Having read three novels in the series, I have noted other distinguishing trademarks of McKinty’s fine writing. He seamlessly incorporates current events of the time and real personalities (albeit sometimes disguised) into his fictional narrative. In Ground, the attempted assassination of the Pope, the Royal Wedding and the Yorkshire Ripper trial in England are background news but the hunger strikes, the death of Bobby Sands – the subject of the 2009 film, Hunger – and the rioting in Belfast are more immediate and dangerous presences. Gerry Adams has a walk-on appearance. Most North American readers may not be aware that McKinty's Freddie Scavanni is based on Freddie Scappattici, a onetime interrogator and hit man for the IRA, who became an informer for the British Army and connected to the murders of forty loyalists, republicans, police officers and civilians, many of whom had no connection with terrorism.
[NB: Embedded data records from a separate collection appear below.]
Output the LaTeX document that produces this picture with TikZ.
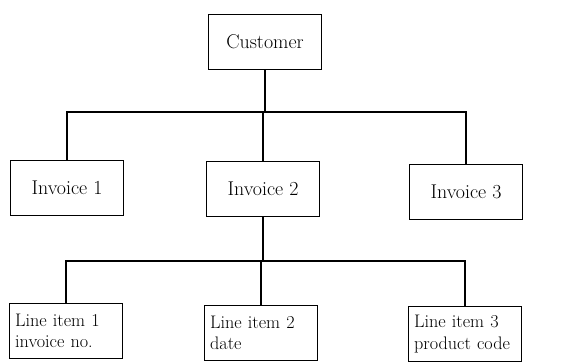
\documentclass[tikz,border=0pt]{standalone}
\usetikzlibrary{positioning}
\tikzset{
  box/.style={draw, line width=1.2pt, minimum width=3.4cm, minimum height=1.65cm,
    font=\fontsize{17}{19}\selectfont},
  itembox/.style={box, text width=3.05cm, align=left, inner sep=0.17cm,
    font=\fontsize{15.5}{18.5}\selectfont},
  link/.style={line width=1.2pt}
}
\begin{document}
\begin{tikzpicture}[x=0.03cm,y=-0.03cm]
\useasboundingbox (0,0) rectangle (579,363);
\node [box] (cust) at (265,42) {Customer};
\node [box] (inv1) at (67,188) {Invoice 1};
\node [box] (inv2) at (263,189) {Invoice 2};
\node [box] (inv3) at (466,192) {Invoice 3};
\node [itembox] (item1) at (66,331) {Line item 1\\invoice no.};
\node [itembox] (item2) at (261,333) {Line item 2\\date};
\node [itembox] (item3) at (465,334) {Line item 3\\product code};
\coordinate (bar1) at (265,112);
\coordinate (bar2) at (263,261);
\draw [link] (cust.south) -- (bar1);
\draw [link] (inv1.north) |- (bar1) -| (inv3.north);
\draw [link] (inv2.north) -- (bar1 -| inv2.north);
\draw [link] (inv2.south) -- (bar2);
\draw [link] (item1.north) |- (bar2) -| (item3.north);
\draw [link] (item2.north) -- (bar2 -| item2.north);
\end{tikzpicture}
\end{document}
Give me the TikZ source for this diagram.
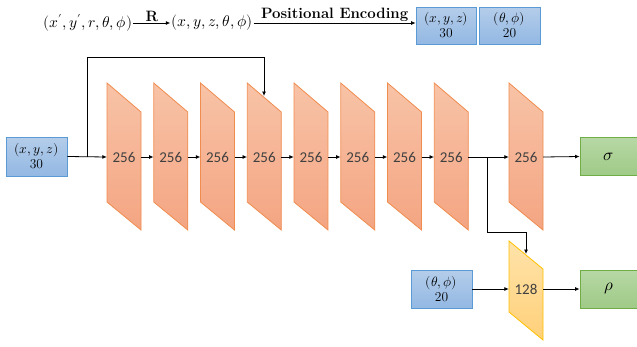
\documentclass[tikz,border=0pt]{standalone}
\usepackage{fontspec}
\usepackage{unicode-math}
\newfontfamily\calibri{Carlito}
\usetikzlibrary{arrows.meta}
\definecolor{bluet}{HTML}{B4CDEA}
\definecolor{blueb}{HTML}{93B8E3}
\definecolor{blued}{HTML}{5B9BD5}
\definecolor{oranget}{HTML}{F8C3A7}
\definecolor{orangeb}{HTML}{F4A582}
\definecolor{oranged}{HTML}{F08C4E}
\definecolor{greent}{HTML}{B7D8A5}
\definecolor{greenb}{HTML}{9FCA87}
\definecolor{greend}{HTML}{70AD47}
\definecolor{yellowt}{HTML}{FFE3AA}
\definecolor{yellowb}{HTML}{FFD079}
\definecolor{yellowd}{HTML}{FFC000}
\definecolor{txtgray}{HTML}{404040}
\tikzset{
  arr/.style={-{Latex[length=4.5pt,width=4pt]}, line width=0.8pt},
  bluebox/.style={draw=blued, line width=0.8pt, top color=bluet, bottom color=blueb,
    minimum width=60pt, minimum height=38pt, inner sep=0pt, align=center,
    font=\fontsize{13.5}{15}\selectfont},
  greenbox/.style={draw=greend, line width=0.8pt, top color=greent, bottom color=greenb,
    minimum width=57pt, minimum height=38pt, inner sep=0pt,
    font=\fontsize{17}{19}\selectfont},
  orangelayer/.style={draw=oranged, line width=0.8pt, top color=oranget, bottom color=orangeb},
  yellowlayer/.style={draw=yellowd, line width=0.8pt, top color=yellowt, bottom color=yellowb},
  layertext/.style={minimum width=34pt, minimum height=20pt, inner sep=0pt,
    text=txtgray, font=\calibri\fontsize{15}{16}\selectfont},
  toptext/.style={inner sep=1pt, font=\fontsize{15.5}{17}\selectfont},
  lbl/.style={font=\bfseries\fontsize{15}{17}\selectfont, inner sep=1pt}
}
\begin{document}
\begin{tikzpicture}[x=1pt,y=-1pt]
\useasboundingbox (0,0) rectangle (637,346);

% top row
\node[toptext] (p1) at (88,23) {$(x',y',r,\theta,\phi)$};
\node[toptext] (p2) at (212,23) {$(x,y,z,\theta,\phi)$};
\node[bluebox, minimum width=60pt, minimum height=37pt] (e1) at (446,25.5) {$(x,y,z)$\\30};
\node[bluebox, minimum width=61pt, minimum height=37pt] (e2) at (509.5,25.5) {$(\theta,\phi)$\\20};
\draw[arr] (p1.east) -- node[lbl, above] (rl) {R} (p2.west);
\draw[arr] (p2.east) -- node[lbl, above] (pe) {Positional Encoding} (p2.east -| e1.west);

% layers
\foreach \i in {1,...,8} {
  \pgfmathsetmacro\xx{107+46.75*(\i-1)}
  \draw[orangelayer] (\xx,83) -- (\xx+34,112) -- (\xx+34,230) -- (\xx,202) -- cycle;
  \node[layertext] (L\i) at (\xx+17,157) {256};
}
\draw[orangelayer] (509,83) -- (543,112) -- (543,230) -- (509,202) -- cycle;
\node[layertext] (L9) at (526,157) {256};
\draw[yellowlayer] (509,241) -- (543,269) -- (543,340) -- (509,312) -- cycle;
\node[layertext] (Y) at (526,289) {128};

\foreach \i/\j in {1/2,2/3,3/4,4/5,5/6,6/7,7/8,8/9}
  \draw[arr] (L\i.east) -- (L\j.west);

% inputs / outputs
\node[bluebox, minimum width=61pt, minimum height=39pt] (in1) at (36.5,156.5) {$(x,y,z)$\\30};
\node[bluebox, minimum width=61pt, minimum height=38pt] (in2) at (441.5,289) {$(\theta,\phi)$\\20};
\node[greenbox] (sig) at (608.5,156.5) {$\sigma$};
\node[greenbox] (rho) at (608.5,289) {$\rho$};

\draw[arr] (in1.east) -- (L1.west);
\draw[arr] (L9.east) -- (sig.west);
\draw[arr] (in2.east) -- (Y.west);
\draw[arr] (Y.east) -- (rho.west);

% skip connection
\coordinate (b1) at (87,157);
\coordinate (t1) at (87,57);
\coordinate (s4) at (264,96);
\draw[arr] (b1) -- (t1) -| (s4);

% branch to direction layer
\coordinate (b2) at (487,157);
\coordinate (t2) at (487,232);
\coordinate (s128) at (526,254);
\draw[arr] (b2) -- (t2) -| (s128);
\end{tikzpicture}
\end{document}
In Rain Dogs, Duffy’s investigation of an apparent suicide leads him to Kincaid Young Offenders Institution in Belfast where a pedophile ring was operating. Kincaid is a stand in for Kincora Boys’ Home that was in reality the scene of serious organized child sexual abuse that attempted a cover-up in 1980 because there were allegations of state collusion. Not surprisingly, Jimmy Savile – the flamboyant BBC superstar and philanthropist who enjoyed a personal relationship with the Thatchers and Prince Charles, was knighted by both the Queen and the Pope, and may have been responsible for the sexual abuse of five hundred boys – makes a cameo appearance, revealing a more malevolent presence than what his adoring public would have known at the time.

McKinty also enjoys deploying literary allusions along with classical and popular music, somewhat akin to the Inspector Banks series of the English/Canadian writer, Peter Robinson. In Ground a few lines from an aria in Puccini’s La Boheme may or may not be a significant clue for Duffy to solve a murder. Also Duffy is constantly challenged in his attempt to secure a stable relationship with a woman; the budding relationship with a physician who conducts autopsies in Ground is not the same woman as the on-and-off relationship with Beth of the later novels. Moreover, often in the midst of investigating grisly crimes, McKinty injects broad humour or the scene itself has a comic aura. Despite the presence of the stiffening corpse shot by a crossbow in Police at the Station, a goat presides over events contaminating the evidence. The humour may serve as a counterpoint to McKinty’s more ambitious intentions. Throughout, initial appearances of a certain crime and its resolution is not what the novel is really about, whether it is the murder of homosexuals, the apparent suicide of a journalist inside Carrickfergus Castle or the murder of a drug dealer. McKinty is more interested in investigating darker more disturbing issues that resist an easy resolution. 

Given that the Troubles are a constant presence, the novels possess a stark political dimension. Every time Duffy gets ready to drive away in his car, he checks beneath it to make sure that the IRA hasn’t attached potentially lethal mercury tilt bombs to the undercarriage. In Rain Dogs, a Chief Superintendent is killed in this ghastly way. In Police at the Station, McKinty alludes to the hideous murder of two British officers by a rioting mob. McKinty also offers valuable insights to explain why serial killers are rare in Ulster: individuals with psychopathic inclinations can deflect them by working for the “Cause.” 

Despite the insistence by his superiors that in Police at the Station Duffy abandon the case about the death of a drug dispenser and the subsequent disappearance of the man’s wife, the detective refuses to capitulate. His dogged investigation uncovers the 1968 shooting of a couple who had allegedly rammed a police checkpoint, a vital piece of information that helps him to unravel the complexities of the case but leads to that lonely spot in the woods where he is about to be executed. I will not reveal what occurs at this point or whether McKinty is ready to conclude the Sean Duffy novels but I highly recommend the series for its compelling plots, interesting characters and perhaps most of all its insightful excavation of recent Irish history.